After that, we made our way back out to one of the main park roadways and drove about 10-11 km to the Awash falls. Wow - they are amazing! The river widens up at the top so there are probably 5 to 6 separate falls areas, at least. The water is brown, but it's such a beautiful spot. Supposedly Awash translates from Oromifa as 'the beast that consumes everything in it's path' - based on the falls, maybe I can see why. There was a little stairway down to the river at the bottom of the falls and we had a great time posing for photos, skipping rocks into the river, and just enjoying the lovely spot. It was great to be out of the dusty, exhaust-fume filled city and into a bit of wilderness. It really felt like we were definitely in Africa! Especially after we saw the big croc sunning itself on a rock across the river. I also spied a baboon doing a little fishing and resting just a few yards away. It didn't stay long, but long enough to get a few photos.
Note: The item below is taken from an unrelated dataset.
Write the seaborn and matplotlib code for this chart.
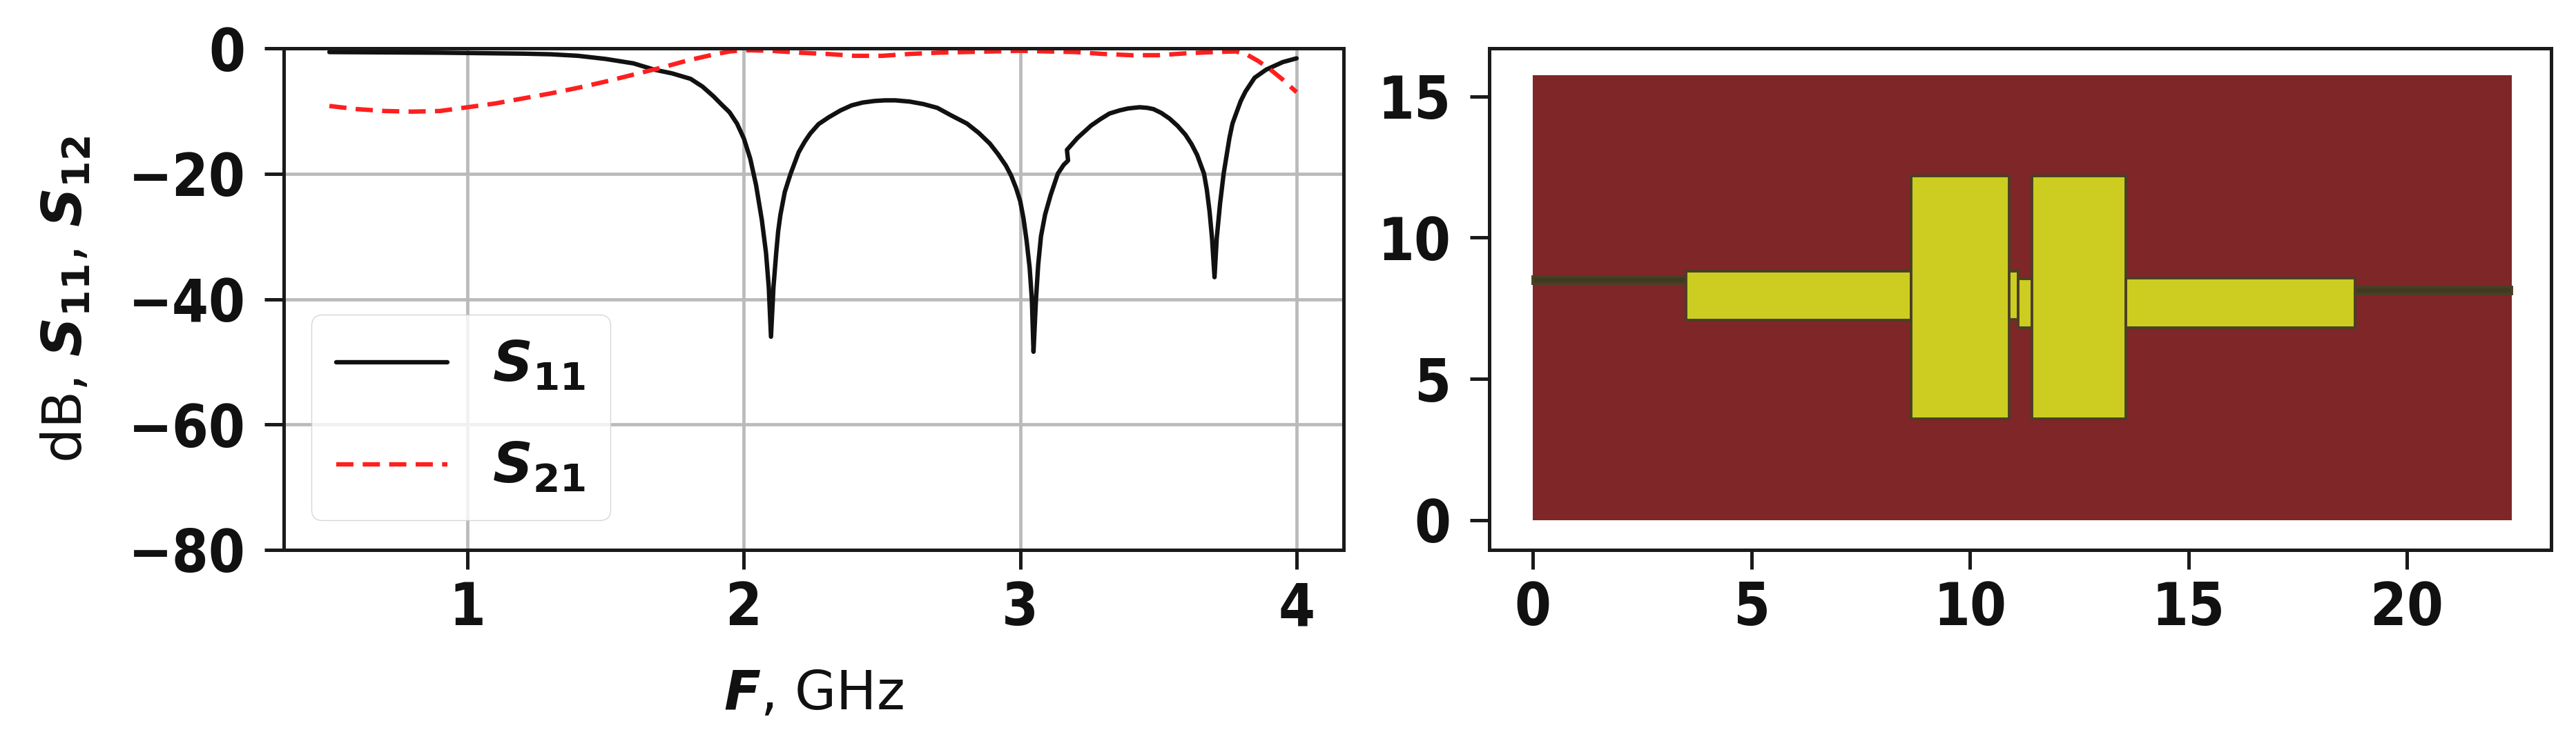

We hiked back up to the top and had lunch at the Kereyou Lodge overlooking the falls, the only accommodation in the park. After lunch, we headed back to the main gate, saw a dik-dik (looks like a miniature deer), dropped off our guide/guard, and started the 2 hour journey back to Adama. More of the same as on the way in, and once we made it back to our hotel, we were all exhausted - especially Amir, who had to drive the entire way. Because of all the trucks (and livestock!) on the road, it's no easy, relaxing Sunday drive here.
A few words about the Great Rift Valley before I end this post. Most of this is paraphrased from the Bradt Ethiopia guidebook, 5th edition. It is the largest geographical feature in Africa - visible from space - and in Ethiopia runs from the Red Sea to lake Turkana on the Kenyan boarder. The rifting process began about 20 million years ago along a 4000 km faultline. Where were at the Kereyou Lodge, they said the continent is breaking apart in 3 directions. The expansion of the Valley has been accompanied by lots of volcanic activity and will eventually lead to part of Africa 'breaking off' as the Valley fills with ocean water. In northern Ehtiopia, the Rift Valley forms the Danakil Depression - at some points up to 110+ km below sea level, one of the lowest spots on earth. It is barely accessible and definitely inhospitable. In the south, many parts are covered in acacia woodland and dotted with lakes, making it one part of Ethiopia that definitely looks 'African'.